Provided records:
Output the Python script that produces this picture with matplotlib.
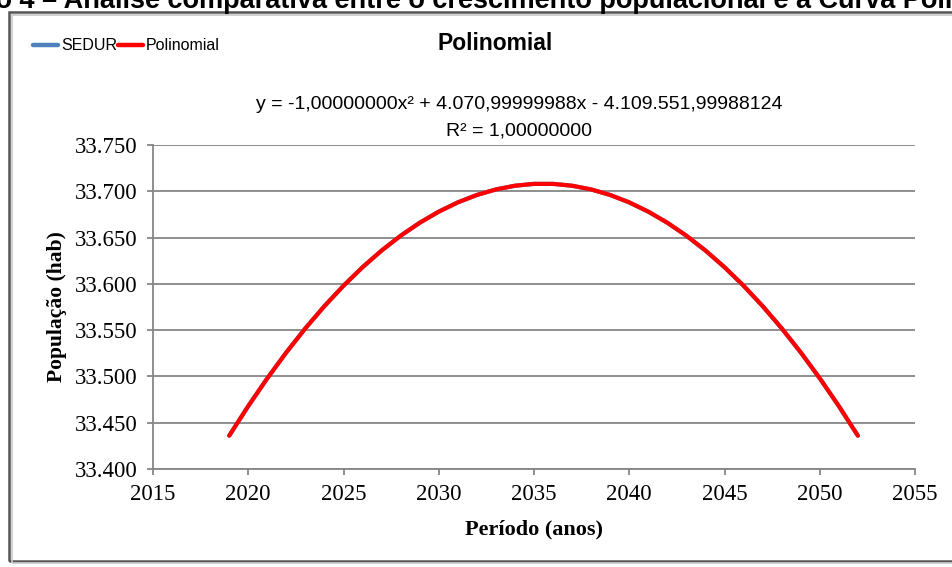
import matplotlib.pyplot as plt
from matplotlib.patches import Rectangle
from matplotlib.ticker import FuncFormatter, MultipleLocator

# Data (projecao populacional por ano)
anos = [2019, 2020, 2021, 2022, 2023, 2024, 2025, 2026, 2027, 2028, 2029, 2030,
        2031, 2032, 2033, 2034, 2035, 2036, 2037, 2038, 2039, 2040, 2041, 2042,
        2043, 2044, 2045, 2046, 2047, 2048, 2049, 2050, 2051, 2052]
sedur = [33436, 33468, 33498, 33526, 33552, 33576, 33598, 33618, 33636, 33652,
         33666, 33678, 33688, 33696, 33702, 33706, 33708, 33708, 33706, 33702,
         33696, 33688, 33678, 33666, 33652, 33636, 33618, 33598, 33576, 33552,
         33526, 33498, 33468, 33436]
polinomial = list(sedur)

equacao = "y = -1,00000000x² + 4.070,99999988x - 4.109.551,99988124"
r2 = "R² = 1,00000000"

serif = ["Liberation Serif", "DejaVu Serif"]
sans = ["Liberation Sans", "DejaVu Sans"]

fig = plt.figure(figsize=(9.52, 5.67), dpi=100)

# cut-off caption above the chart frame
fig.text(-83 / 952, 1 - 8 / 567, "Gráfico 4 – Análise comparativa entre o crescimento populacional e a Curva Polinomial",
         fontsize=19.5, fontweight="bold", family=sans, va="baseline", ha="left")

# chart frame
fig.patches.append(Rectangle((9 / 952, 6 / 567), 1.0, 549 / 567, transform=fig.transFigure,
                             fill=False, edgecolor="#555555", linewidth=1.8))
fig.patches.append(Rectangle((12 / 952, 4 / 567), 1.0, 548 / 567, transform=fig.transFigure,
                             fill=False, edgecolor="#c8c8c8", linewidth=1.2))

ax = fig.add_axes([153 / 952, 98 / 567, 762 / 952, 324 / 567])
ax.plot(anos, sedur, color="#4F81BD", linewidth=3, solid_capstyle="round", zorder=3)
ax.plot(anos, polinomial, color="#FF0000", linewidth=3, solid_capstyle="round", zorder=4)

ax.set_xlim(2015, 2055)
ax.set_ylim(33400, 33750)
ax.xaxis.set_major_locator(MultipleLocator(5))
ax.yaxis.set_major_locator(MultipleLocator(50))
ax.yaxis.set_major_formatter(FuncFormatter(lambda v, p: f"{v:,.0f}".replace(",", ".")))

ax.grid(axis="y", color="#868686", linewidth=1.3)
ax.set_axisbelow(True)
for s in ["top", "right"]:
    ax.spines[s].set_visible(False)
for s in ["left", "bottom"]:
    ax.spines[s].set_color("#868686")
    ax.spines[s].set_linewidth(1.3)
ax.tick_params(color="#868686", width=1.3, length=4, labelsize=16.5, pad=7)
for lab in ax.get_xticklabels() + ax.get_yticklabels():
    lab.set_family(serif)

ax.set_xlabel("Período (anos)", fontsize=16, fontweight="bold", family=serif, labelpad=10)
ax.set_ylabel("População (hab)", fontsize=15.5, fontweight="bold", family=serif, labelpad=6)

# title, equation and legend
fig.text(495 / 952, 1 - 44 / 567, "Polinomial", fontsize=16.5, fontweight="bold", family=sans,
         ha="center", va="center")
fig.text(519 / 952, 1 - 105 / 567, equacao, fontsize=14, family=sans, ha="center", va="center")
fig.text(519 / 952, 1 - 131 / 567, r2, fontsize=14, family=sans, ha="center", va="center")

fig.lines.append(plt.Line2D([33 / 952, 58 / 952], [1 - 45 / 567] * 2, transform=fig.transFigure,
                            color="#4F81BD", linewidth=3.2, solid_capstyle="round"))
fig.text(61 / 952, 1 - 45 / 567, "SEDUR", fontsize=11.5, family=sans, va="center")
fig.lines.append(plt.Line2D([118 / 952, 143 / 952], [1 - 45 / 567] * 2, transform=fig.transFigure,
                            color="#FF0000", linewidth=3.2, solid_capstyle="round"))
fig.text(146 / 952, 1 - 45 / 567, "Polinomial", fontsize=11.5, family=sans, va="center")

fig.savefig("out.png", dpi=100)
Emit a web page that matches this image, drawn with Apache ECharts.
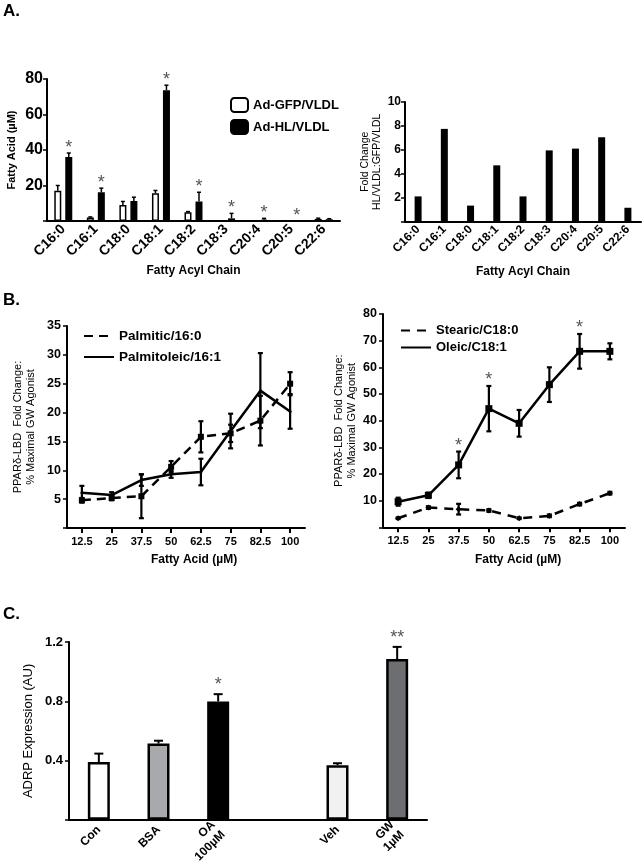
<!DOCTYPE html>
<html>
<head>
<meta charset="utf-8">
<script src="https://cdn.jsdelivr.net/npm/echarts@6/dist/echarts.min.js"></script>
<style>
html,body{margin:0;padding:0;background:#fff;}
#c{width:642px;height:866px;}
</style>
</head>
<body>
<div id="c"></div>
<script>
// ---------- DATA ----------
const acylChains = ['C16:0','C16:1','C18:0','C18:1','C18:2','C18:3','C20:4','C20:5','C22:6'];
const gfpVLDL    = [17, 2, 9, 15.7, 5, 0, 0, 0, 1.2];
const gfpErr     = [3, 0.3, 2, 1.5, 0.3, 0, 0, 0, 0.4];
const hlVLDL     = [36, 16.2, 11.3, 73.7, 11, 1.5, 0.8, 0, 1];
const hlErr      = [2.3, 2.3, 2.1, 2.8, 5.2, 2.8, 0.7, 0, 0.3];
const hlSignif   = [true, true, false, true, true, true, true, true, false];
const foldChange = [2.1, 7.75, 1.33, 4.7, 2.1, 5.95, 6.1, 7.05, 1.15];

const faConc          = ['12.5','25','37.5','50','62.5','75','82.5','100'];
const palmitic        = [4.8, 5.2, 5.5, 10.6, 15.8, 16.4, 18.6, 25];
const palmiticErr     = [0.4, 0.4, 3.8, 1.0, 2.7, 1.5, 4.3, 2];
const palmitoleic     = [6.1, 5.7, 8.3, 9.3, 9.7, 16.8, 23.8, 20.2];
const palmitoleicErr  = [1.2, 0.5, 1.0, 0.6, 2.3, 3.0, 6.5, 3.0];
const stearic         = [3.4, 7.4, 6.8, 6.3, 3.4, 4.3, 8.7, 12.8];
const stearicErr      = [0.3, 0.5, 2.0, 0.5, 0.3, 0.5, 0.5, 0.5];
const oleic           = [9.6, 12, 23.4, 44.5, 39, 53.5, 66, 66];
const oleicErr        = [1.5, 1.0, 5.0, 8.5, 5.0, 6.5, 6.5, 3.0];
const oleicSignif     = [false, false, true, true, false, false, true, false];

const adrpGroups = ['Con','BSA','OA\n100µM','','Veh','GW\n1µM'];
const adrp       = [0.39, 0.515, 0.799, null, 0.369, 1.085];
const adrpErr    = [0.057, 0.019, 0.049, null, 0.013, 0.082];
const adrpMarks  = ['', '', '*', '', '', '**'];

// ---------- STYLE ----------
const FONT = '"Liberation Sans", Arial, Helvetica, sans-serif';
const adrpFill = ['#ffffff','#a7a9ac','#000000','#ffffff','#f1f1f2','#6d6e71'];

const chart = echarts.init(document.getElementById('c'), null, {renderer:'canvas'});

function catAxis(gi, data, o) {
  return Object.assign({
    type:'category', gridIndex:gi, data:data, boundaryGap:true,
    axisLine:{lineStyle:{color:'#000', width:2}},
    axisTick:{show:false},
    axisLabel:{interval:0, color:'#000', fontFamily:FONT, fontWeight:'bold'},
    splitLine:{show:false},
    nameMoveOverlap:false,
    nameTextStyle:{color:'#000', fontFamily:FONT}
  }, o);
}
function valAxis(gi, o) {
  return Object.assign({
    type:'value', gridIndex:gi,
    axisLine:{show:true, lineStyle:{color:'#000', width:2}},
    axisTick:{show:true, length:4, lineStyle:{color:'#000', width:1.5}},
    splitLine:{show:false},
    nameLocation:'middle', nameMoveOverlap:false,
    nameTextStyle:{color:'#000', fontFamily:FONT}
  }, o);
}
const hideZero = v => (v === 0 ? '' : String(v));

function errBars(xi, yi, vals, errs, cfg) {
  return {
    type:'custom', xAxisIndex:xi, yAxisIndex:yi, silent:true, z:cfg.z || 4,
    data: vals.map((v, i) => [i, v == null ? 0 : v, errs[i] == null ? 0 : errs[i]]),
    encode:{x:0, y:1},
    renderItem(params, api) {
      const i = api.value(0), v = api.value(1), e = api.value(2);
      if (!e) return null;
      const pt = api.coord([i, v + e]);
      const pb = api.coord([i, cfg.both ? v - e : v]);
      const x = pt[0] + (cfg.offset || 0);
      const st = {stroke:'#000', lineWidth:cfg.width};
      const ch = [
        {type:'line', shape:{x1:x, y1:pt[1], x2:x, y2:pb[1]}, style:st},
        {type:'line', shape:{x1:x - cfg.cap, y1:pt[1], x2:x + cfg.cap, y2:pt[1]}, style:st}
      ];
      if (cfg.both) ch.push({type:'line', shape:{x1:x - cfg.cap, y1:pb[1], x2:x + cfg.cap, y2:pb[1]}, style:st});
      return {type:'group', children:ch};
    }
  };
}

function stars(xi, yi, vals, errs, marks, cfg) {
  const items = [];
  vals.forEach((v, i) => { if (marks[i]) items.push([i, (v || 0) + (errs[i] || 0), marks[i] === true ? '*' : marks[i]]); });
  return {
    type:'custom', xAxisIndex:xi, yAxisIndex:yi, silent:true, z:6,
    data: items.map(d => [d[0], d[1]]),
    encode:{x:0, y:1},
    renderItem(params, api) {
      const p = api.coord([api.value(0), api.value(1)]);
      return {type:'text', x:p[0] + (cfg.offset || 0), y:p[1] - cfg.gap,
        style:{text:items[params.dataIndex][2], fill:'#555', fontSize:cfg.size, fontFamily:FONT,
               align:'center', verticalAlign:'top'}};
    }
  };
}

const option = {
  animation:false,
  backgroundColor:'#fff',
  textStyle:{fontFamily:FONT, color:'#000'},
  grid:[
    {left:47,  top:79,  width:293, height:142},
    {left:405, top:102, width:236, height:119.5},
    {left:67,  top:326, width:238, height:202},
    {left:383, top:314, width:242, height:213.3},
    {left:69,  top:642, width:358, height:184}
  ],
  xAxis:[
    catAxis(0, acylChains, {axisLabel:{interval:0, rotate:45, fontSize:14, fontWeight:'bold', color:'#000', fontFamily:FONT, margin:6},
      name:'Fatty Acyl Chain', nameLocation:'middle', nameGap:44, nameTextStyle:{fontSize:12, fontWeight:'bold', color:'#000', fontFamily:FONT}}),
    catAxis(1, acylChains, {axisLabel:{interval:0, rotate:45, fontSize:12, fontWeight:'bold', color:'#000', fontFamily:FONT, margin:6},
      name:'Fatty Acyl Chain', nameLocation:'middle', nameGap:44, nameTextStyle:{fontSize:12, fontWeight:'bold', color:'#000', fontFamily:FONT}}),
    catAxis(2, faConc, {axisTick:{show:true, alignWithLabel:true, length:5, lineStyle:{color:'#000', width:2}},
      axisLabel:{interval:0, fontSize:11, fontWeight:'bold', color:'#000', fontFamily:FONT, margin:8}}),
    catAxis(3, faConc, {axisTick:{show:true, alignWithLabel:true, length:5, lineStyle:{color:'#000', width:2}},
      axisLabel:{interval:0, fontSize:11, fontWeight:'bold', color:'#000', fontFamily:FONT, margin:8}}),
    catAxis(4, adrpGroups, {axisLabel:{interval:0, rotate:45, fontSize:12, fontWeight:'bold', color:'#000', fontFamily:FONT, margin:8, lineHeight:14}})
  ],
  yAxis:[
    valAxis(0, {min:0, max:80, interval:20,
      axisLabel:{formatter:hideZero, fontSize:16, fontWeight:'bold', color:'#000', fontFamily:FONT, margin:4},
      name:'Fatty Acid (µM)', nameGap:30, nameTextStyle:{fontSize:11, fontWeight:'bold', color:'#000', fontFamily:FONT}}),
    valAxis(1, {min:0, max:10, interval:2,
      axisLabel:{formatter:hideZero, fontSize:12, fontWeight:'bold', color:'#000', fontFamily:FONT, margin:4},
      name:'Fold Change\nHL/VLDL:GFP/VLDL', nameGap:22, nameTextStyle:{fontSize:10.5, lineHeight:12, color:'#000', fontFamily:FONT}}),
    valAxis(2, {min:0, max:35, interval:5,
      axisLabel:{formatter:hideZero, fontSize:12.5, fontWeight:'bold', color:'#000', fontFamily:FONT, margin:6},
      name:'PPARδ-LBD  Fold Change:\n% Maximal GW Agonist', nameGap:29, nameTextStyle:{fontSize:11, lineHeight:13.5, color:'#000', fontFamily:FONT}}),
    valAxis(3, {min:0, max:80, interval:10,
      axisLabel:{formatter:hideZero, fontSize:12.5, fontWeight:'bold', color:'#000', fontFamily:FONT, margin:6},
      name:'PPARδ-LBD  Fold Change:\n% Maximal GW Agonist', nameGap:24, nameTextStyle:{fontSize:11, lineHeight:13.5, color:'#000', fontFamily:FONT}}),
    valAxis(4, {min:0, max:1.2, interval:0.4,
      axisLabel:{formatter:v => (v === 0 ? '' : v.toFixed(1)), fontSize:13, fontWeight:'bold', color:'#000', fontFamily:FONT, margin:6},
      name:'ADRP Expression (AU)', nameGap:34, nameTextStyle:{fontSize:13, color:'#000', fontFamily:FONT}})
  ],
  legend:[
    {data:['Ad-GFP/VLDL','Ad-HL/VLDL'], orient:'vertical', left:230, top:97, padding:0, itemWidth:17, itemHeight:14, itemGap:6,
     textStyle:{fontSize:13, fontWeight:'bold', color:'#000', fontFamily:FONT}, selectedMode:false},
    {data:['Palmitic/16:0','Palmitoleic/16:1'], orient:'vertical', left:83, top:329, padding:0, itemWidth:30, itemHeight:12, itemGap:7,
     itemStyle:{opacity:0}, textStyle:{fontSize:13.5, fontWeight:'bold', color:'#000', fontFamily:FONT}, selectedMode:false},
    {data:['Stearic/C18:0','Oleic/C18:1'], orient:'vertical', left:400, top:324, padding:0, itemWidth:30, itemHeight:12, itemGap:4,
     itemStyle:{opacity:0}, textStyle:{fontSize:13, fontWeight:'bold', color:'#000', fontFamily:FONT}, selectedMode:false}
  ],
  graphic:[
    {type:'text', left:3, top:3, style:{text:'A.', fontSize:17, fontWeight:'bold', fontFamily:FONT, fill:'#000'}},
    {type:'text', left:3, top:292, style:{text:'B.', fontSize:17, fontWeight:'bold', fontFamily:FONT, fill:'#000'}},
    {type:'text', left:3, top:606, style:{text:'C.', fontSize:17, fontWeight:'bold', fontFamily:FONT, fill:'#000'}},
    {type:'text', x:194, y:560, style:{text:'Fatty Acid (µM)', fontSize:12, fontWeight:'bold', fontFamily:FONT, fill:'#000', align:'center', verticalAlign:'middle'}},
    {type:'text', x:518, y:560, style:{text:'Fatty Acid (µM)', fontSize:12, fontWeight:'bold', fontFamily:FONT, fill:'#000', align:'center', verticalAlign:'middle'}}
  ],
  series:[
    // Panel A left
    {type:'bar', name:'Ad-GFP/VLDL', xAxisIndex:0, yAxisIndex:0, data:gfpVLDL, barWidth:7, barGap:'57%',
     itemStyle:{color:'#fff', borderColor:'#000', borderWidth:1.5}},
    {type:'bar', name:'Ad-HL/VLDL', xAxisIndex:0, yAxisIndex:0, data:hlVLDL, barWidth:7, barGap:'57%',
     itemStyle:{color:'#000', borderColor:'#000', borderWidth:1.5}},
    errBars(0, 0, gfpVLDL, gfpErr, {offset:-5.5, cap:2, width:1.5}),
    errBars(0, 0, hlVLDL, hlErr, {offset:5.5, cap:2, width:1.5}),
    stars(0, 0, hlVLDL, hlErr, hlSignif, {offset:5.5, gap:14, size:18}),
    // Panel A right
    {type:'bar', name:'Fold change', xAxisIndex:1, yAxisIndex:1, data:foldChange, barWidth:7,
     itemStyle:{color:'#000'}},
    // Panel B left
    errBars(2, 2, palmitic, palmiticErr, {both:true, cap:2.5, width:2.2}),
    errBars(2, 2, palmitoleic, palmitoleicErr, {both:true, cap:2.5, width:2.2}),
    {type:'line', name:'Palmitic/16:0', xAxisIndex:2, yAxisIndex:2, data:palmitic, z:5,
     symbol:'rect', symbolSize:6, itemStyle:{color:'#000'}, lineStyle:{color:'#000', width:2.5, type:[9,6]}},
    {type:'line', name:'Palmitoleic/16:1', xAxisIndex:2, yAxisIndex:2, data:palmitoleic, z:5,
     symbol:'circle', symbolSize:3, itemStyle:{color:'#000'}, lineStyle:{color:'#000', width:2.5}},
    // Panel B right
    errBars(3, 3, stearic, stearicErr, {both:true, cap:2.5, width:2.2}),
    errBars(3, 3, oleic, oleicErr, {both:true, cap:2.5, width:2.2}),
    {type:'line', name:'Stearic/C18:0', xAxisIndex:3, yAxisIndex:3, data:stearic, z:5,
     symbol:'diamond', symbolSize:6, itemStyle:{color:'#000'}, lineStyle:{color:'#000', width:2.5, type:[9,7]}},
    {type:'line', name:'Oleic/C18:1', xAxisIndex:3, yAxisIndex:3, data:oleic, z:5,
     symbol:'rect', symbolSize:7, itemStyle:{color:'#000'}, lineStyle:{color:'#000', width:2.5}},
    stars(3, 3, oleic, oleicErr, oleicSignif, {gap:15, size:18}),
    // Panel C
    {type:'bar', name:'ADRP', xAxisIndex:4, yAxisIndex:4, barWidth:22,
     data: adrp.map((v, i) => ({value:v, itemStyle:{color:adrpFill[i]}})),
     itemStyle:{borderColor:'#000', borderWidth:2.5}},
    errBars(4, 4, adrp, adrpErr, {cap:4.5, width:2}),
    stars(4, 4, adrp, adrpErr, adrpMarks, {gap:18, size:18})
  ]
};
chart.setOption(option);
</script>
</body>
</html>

What you have to do:
Restate word for word every line from the top of the entries above to the line with "from matplotlib.ticker import", inclusive, and skip any pictures.

Answer to this task:
Output the Python script that produces this picture with matplotlib.
import matplotlib.pyplot as plt
from matplotlib.patches import Rectangle
from matplotlib.ticker import FuncFormatter, MultipleLocator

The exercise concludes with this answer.